■ Work to be completed:
Reproduce the lines of the material exactly, excluding every image.

## begin

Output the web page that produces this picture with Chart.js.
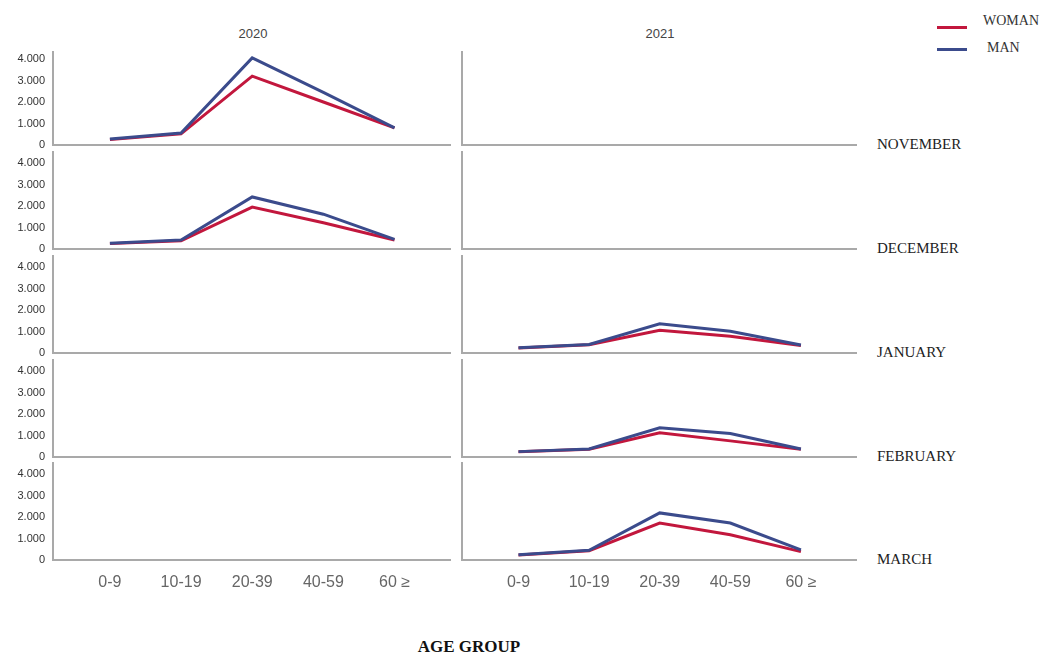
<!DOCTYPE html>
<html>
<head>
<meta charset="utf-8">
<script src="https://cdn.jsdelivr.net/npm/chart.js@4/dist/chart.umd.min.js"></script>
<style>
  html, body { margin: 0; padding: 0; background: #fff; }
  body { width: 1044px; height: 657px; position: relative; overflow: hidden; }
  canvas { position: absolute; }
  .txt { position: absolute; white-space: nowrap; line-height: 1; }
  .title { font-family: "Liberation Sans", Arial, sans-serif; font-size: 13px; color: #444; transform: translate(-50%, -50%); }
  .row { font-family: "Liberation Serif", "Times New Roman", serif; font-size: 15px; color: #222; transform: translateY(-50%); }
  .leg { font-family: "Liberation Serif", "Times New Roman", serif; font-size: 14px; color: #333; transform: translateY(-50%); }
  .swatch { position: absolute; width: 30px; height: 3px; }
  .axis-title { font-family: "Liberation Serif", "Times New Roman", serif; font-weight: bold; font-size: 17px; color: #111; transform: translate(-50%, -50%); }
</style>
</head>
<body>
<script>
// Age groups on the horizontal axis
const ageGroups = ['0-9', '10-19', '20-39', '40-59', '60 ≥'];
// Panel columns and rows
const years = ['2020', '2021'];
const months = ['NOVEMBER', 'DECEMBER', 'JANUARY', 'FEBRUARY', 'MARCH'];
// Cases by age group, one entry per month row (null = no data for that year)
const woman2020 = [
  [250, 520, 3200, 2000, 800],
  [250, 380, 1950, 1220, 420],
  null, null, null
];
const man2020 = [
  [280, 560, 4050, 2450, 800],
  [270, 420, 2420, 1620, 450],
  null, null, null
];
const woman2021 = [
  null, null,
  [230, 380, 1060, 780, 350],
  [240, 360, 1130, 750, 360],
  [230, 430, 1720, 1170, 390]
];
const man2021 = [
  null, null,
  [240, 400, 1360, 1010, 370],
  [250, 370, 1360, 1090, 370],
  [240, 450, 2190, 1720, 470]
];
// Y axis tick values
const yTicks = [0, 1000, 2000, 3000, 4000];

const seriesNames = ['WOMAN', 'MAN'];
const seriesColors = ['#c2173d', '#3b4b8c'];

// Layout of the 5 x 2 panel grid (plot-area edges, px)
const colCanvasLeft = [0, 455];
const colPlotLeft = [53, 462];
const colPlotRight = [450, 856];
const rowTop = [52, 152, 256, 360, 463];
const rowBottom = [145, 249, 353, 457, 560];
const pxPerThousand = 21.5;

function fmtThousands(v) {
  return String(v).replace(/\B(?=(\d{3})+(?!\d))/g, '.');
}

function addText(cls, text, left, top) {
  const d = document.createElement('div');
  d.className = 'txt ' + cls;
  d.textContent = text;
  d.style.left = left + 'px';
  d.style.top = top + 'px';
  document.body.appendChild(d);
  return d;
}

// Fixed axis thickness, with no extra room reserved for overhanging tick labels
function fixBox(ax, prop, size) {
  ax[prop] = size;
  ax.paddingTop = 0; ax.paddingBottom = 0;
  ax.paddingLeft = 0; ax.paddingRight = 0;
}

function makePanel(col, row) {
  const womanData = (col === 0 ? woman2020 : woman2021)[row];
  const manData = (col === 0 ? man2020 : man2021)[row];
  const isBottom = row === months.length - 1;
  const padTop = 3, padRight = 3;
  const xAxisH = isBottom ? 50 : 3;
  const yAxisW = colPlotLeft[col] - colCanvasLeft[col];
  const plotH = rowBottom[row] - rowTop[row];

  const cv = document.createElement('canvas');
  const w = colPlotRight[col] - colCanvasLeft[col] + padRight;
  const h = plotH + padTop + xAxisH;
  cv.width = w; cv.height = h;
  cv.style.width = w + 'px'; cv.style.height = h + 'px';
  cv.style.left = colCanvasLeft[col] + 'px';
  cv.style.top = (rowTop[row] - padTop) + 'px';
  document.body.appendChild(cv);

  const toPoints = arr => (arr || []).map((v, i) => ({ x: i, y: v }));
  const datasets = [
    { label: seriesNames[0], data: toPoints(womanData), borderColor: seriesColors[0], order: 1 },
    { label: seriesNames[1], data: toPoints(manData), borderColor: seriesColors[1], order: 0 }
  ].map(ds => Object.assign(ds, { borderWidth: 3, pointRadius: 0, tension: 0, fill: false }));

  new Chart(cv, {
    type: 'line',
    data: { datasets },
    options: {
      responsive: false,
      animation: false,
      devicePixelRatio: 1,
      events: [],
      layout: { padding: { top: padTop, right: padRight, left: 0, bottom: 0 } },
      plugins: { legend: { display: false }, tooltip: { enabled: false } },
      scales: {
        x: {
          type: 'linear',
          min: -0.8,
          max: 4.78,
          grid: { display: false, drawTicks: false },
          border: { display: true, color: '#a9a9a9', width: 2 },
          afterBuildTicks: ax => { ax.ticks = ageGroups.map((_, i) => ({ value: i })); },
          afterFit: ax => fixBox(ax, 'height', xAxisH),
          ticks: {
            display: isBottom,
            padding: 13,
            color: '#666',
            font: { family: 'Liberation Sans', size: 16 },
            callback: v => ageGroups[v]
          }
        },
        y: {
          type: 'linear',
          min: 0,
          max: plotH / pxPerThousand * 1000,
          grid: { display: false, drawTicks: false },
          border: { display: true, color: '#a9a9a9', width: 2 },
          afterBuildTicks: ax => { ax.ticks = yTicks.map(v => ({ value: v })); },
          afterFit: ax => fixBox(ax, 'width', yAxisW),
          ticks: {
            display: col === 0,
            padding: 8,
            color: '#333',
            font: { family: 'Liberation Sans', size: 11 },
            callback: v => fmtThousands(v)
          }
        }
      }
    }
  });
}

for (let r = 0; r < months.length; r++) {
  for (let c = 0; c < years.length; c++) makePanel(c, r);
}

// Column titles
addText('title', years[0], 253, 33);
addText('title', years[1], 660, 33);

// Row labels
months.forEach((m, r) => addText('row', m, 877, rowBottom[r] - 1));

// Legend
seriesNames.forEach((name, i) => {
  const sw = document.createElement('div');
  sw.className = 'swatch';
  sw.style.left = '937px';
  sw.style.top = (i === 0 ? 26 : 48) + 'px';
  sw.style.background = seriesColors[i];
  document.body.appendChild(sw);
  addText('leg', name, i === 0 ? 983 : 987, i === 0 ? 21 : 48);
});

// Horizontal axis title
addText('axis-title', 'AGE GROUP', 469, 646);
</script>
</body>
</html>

## end

■ Response below:
Output the web page that produces this picture with Chart.js.
<!DOCTYPE html>
<html>
<head>
<meta charset="utf-8">
<script src="https://cdn.jsdelivr.net/npm/chart.js@4/dist/chart.umd.min.js"></script>
<style>
  html, body { margin: 0; padding: 0; background: #fff; }
  body { width: 1044px; height: 657px; position: relative; overflow: hidden; }
  canvas { position: absolute; }
  .txt { position: absolute; white-space: nowrap; line-height: 1; }
  .title { font-family: "Liberation Sans", Arial, sans-serif; font-size: 13px; color: #444; transform: translate(-50%, -50%); }
  .row { font-family: "Liberation Serif", "Times New Roman", serif; font-size: 15px; color: #222; transform: translateY(-50%); }
  .leg { font-family: "Liberation Serif", "Times New Roman", serif; font-size: 14px; color: #333; transform: translateY(-50%); }
  .swatch { position: absolute; width: 30px; height: 3px; }
  .axis-title { font-family: "Liberation Serif", "Times New Roman", serif; font-weight: bold; font-size: 17px; color: #111; transform: translate(-50%, -50%); }
</style>
</head>
<body>
<script>
// Age groups on the horizontal axis
const ageGroups = ['0-9', '10-19', '20-39', '40-59', '60 ≥'];
// Panel columns and rows
const years = ['2020', '2021'];
const months = ['NOVEMBER', 'DECEMBER', 'JANUARY', 'FEBRUARY', 'MARCH'];
// Cases by age group, one entry per month row (null = no data for that year)
const woman2020 = [
  [250, 520, 3200, 2000, 800],
  [250, 380, 1950, 1220, 420],
  null, null, null
];
const man2020 = [
  [280, 560, 4050, 2450, 800],
  [270, 420, 2420, 1620, 450],
  null, null, null
];
const woman2021 = [
  null, null,
  [230, 380, 1060, 780, 350],
  [240, 360, 1130, 750, 360],
  [230, 430, 1720, 1170, 390]
];
const man2021 = [
  null, null,
  [240, 400, 1360, 1010, 370],
  [250, 370, 1360, 1090, 370],
  [240, 450, 2190, 1720, 470]
];
// Y axis tick values
const yTicks = [0, 1000, 2000, 3000, 4000];

const seriesNames = ['WOMAN', 'MAN'];
const seriesColors = ['#c2173d', '#3b4b8c'];

// Layout of the 5 x 2 panel grid (plot-area edges, px)
const colCanvasLeft = [0, 455];
const colPlotLeft = [53, 462];
const colPlotRight = [450, 856];
const rowTop = [52, 152, 256, 360, 463];
const rowBottom = [145, 249, 353, 457, 560];
const pxPerThousand = 21.5;

function fmtThousands(v) {
  return String(v).replace(/\B(?=(\d{3})+(?!\d))/g, '.');
}

function addText(cls, text, left, top) {
  const d = document.createElement('div');
  d.className = 'txt ' + cls;
  d.textContent = text;
  d.style.left = left + 'px';
  d.style.top = top + 'px';
  document.body.appendChild(d);
  return d;
}

// Fixed axis thickness, with no extra room reserved for overhanging tick labels
function fixBox(ax, prop, size) {
  ax[prop] = size;
  ax.paddingTop = 0; ax.paddingBottom = 0;
  ax.paddingLeft = 0; ax.paddingRight = 0;
}

function makePanel(col, row) {
  const womanData = (col === 0 ? woman2020 : woman2021)[row];
  const manData = (col === 0 ? man2020 : man2021)[row];
  const isBottom = row === months.length - 1;
  const padTop = 3, padRight = 3;
  const xAxisH = isBottom ? 50 : 3;
  const yAxisW = colPlotLeft[col] - colCanvasLeft[col];
  const plotH = rowBottom[row] - rowTop[row];

  const cv = document.createElement('canvas');
  const w = colPlotRight[col] - colCanvasLeft[col] + padRight;
  const h = plotH + padTop + xAxisH;
  cv.width = w; cv.height = h;
  cv.style.width = w + 'px'; cv.style.height = h + 'px';
  cv.style.left = colCanvasLeft[col] + 'px';
  cv.style.top = (rowTop[row] - padTop) + 'px';
  document.body.appendChild(cv);

  const toPoints = arr => (arr || []).map((v, i) => ({ x: i, y: v }));
  const datasets = [
    { label: seriesNames[0], data: toPoints(womanData), borderColor: seriesColors[0], order: 1 },
    { label: seriesNames[1], data: toPoints(manData), borderColor: seriesColors[1], order: 0 }
  ].map(ds => Object.assign(ds, { borderWidth: 3, pointRadius: 0, tension: 0, fill: false }));

  new Chart(cv, {
    type: 'line',
    data: { datasets },
    options: {
      responsive: false,
      animation: false,
      devicePixelRatio: 1,
      events: [],
      layout: { padding: { top: padTop, right: padRight, left: 0, bottom: 0 } },
      plugins: { legend: { display: false }, tooltip: { enabled: false } },
      scales: {
        x: {
          type: 'linear',
          min: -0.8,
          max: 4.78,
          grid: { display: false, drawTicks: false },
          border: { display: true, color: '#a9a9a9', width: 2 },
          afterBuildTicks: ax => { ax.ticks = ageGroups.map((_, i) => ({ value: i })); },
          afterFit: ax => fixBox(ax, 'height', xAxisH),
          ticks: {
            display: isBottom,
            padding: 13,
            color: '#666',
            font: { family: 'Liberation Sans', size: 16 },
            callback: v => ageGroups[v]
          }
        },
        y: {
          type: 'linear',
          min: 0,
          max: plotH / pxPerThousand * 1000,
          grid: { display: false, drawTicks: false },
          border: { display: true, color: '#a9a9a9', width: 2 },
          afterBuildTicks: ax => { ax.ticks = yTicks.map(v => ({ value: v })); },
          afterFit: ax => fixBox(ax, 'width', yAxisW),
          ticks: {
            display: col === 0,
            padding: 8,
            color: '#333',
            font: { family: 'Liberation Sans', size: 11 },
            callback: v => fmtThousands(v)
          }
        }
      }
    }
  });
}

for (let r = 0; r < months.length; r++) {
  for (let c = 0; c < years.length; c++) makePanel(c, r);
}

// Column titles
addText('title', years[0], 253, 33);
addText('title', years[1], 660, 33);

// Row labels
months.forEach((m, r) => addText('row', m, 877, rowBottom[r] - 1));

// Legend
seriesNames.forEach((name, i) => {
  const sw = document.createElement('div');
  sw.className = 'swatch';
  sw.style.left = '937px';
  sw.style.top = (i === 0 ? 26 : 48) + 'px';
  sw.style.background = seriesColors[i];
  document.body.appendChild(sw);
  addText('leg', name, i === 0 ? 983 : 987, i === 0 ? 21 : 48);
});

// Horizontal axis title
addText('axis-title', 'AGE GROUP', 469, 646);
</script>
</body>
</html>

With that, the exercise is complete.